In Bound, Antonya Nelson’s latest novel, Nelson continues her work of discovering and distilling the common and yet profound framework of human relationships. Through deceptively simple writing, Nelson illuminates the stuff and clutter, ideas, hopes, and dreams, that bind us together, one to another. Mother to daughter, wife to husband, master to dog, killer to victim: Nelson understands them all. Of all the relationships we have throughout our lives, Nelson illuminates the most important one, our only truly lifelong kinship, which is the understanding we have with ourselves. How we see and understand our own selves, inside and out, is the tie that binds us the most, and the one binding we rarely unwind and rewrap. We cut off relationships with others, redefine status from married to ex, beloved to barely tolerated, but rarely do we redefine ourselves, and restart our lives and our possibilities all over again.

Set in Wichita during the 2004 -2005 final resurgence of the BTK killer, Nelson uses the methods of the killer and the city’s obsession with him as a backdrop to the changing marriage of Catherine and Oliver Desplaines. Running parallel to their story is the story of Cattie, a teenage girl orphaned by the accidental death of her mother, on the run from her loss and her future, and trying to reach back to her mother. When Catherine is named guardian of Cattie, the stories connect and relationships collide. Oliver’s ex-wives, his daughters, Catherine’s aging mother, an AWOL teenage soldier, various dogs, and the BTK killer himself will all have their role to play in the changing relationships that Catherine and Oliver have, the one they share and the ones they hide from each other. The biggest change will be their own internal awareness of who they are, and what they still want out of the lives that remain to them, their own lives and the lives they have been entrusted with.

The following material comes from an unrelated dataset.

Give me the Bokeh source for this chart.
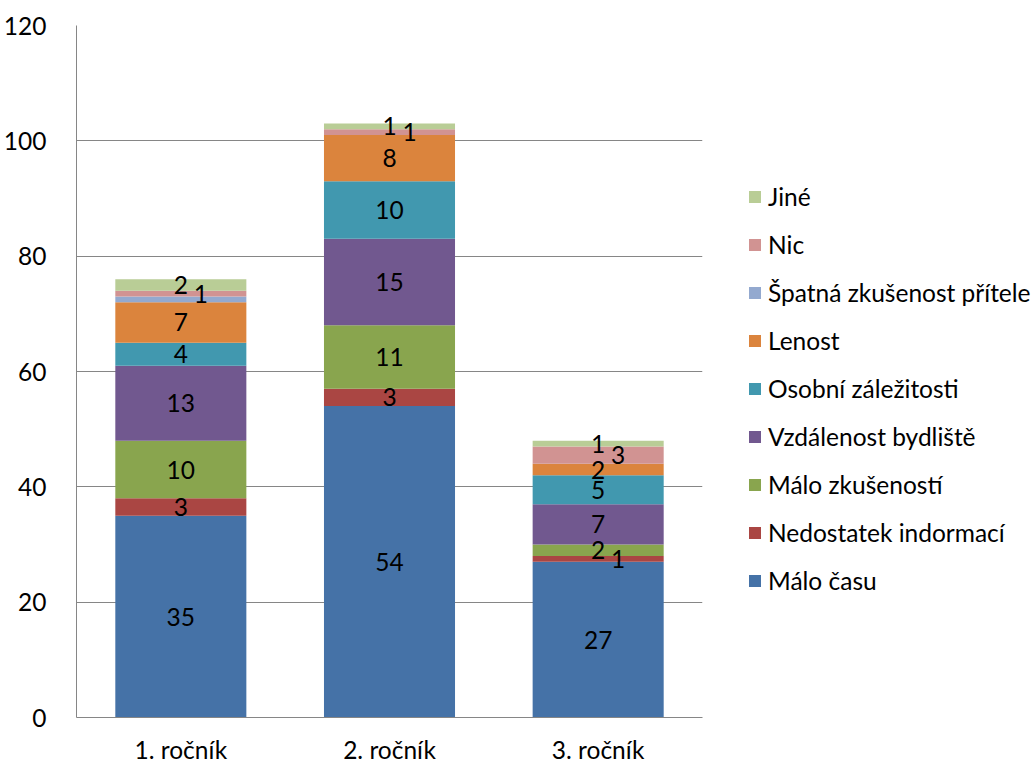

Nelson’s writing is, as always, provocative and insightful, genuine and beautiful. There is no trick or style to her writing, which makes what she does look so much easier than it is. She tells the truth, flat-out and plain, but with reverence for who and what we are, which is trying. We are all just trying. To connect, to fulfill, to attract, to be understood. And to be accepted into the fold of love and security. Against that pull of everything we need, to change ourselves to start over again andtry all over again, is not easy. Cattie’s mother had the courage to start over, far from Wichita. Can Catherine change? Can Oliver? It is too late for the BTK killer: now that he is caught, he will be only one thing, for the rest of his life. A serial killer. For the rest of the characters in Bound, change is still and always possible, as long as they have the will to try.